Tag Archives: Terminus Dam

Spilling Terminus Dam

 

Road closures everywhere, San Joaquin Valley flooded, haven’t left Dry Creek Rd. for a week. Glad we’re on higher ground.  3.5″ more forecast Sunday thru Friday next week.

I am reminded of Christmas Eve, 1955.  Much to my father’s chagrin and contrary to his good judgement, we celebrated with my mother’s parents, Dorothy and Floyd Cutler in Green Acres, Visalia.  Mill Creek ran beside the home and we all took turns watching it rise on the concrete steps leading up from their garage.  When it was time to leave, my Dad carried us three kids and Christmas presents through 3 feet of water to the car, then got the ’53 Buick stuck.  My grandfather hooked on to it with his Studebaker pickup and we drove back to Exeter through the swamps (Lovers Lane to Anderson Road) on the two-lane highway in two plus feet of water (Kaweah River before the Terminus Dam), wincing every time we met another vehicle’s wake in the headlights.  

 

Reflections on Terminus Dam

 

IMG_4096

 

I was about eleven years old when the US Army Corps of Engineers began construction on Terminus Dam, named, I presume, for the end of the Visalia Electric Railroad line where a resort of sorts was established at Terminus Beach for local music and all-night dancing during the summer.
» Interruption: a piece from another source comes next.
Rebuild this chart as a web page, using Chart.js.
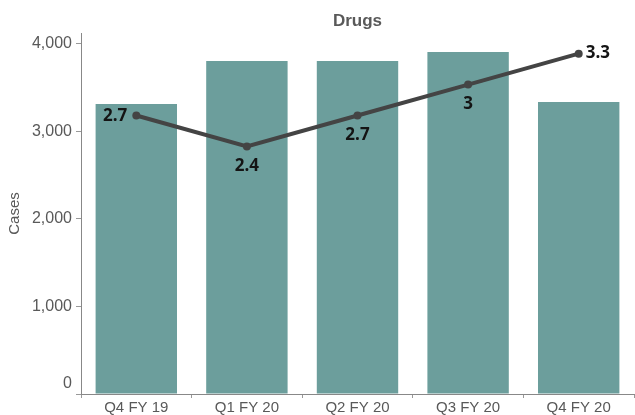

There was also a nine hole sand golf course in the area of this irrigation pond, north of the river, that was accessed by a footbridge across the Kaweah during the 30s. All was erased during the 1955 Flood. The family was embroiled in a Condemnation Action with the Federal government shortly thereafter. Construction was completed in 1962.

Terminus Dam

Currently at less than 25% capacity because of the drought, it was unnerving for me as a teenager working downstream when Lake Kaweah was full.

 

TERMINUS 2014

P4300010

 

Early morning gather,
we occupy the foreground
close to corrals, the road,
a truck—short April grass.

Sort cows from calves—
weigh, wean and load
for fifty years since
they dammed the Kaweah

with another layer of man
we no longer notice
as we adapt like livestock
to the landscape.

 

 

TERMINUS BEACH

All gone before my feet, the gray Kaweah raging foam
to the rumble of boulders underwater, scent of sulphur
above the cutbank, 1955. A black & white photograph

of lightbulb strings above the dance floor walled by sad,
round eyes of dark cars with real fenders, simple grins and
children, secured in my mind before washing downstream.

A temporary place deposited along the river, croaking cattails
with bullfrogs, fuzzy moonshine shadows, smell of slow water,
gasp of lovers steaming on a warm breeze beyond the fiddling

and motion glowing within a black and buggy summer night,
I imagine I might have liked before the war changed everything,
and nothing, at the same time. The rumble of certain words

resonates beneath the surface, slow roll and grind, a winnowing
of cobbles and sand suspended in floods of feeling – when chunks
of cold, molten mountains remade the riverbed before the dam.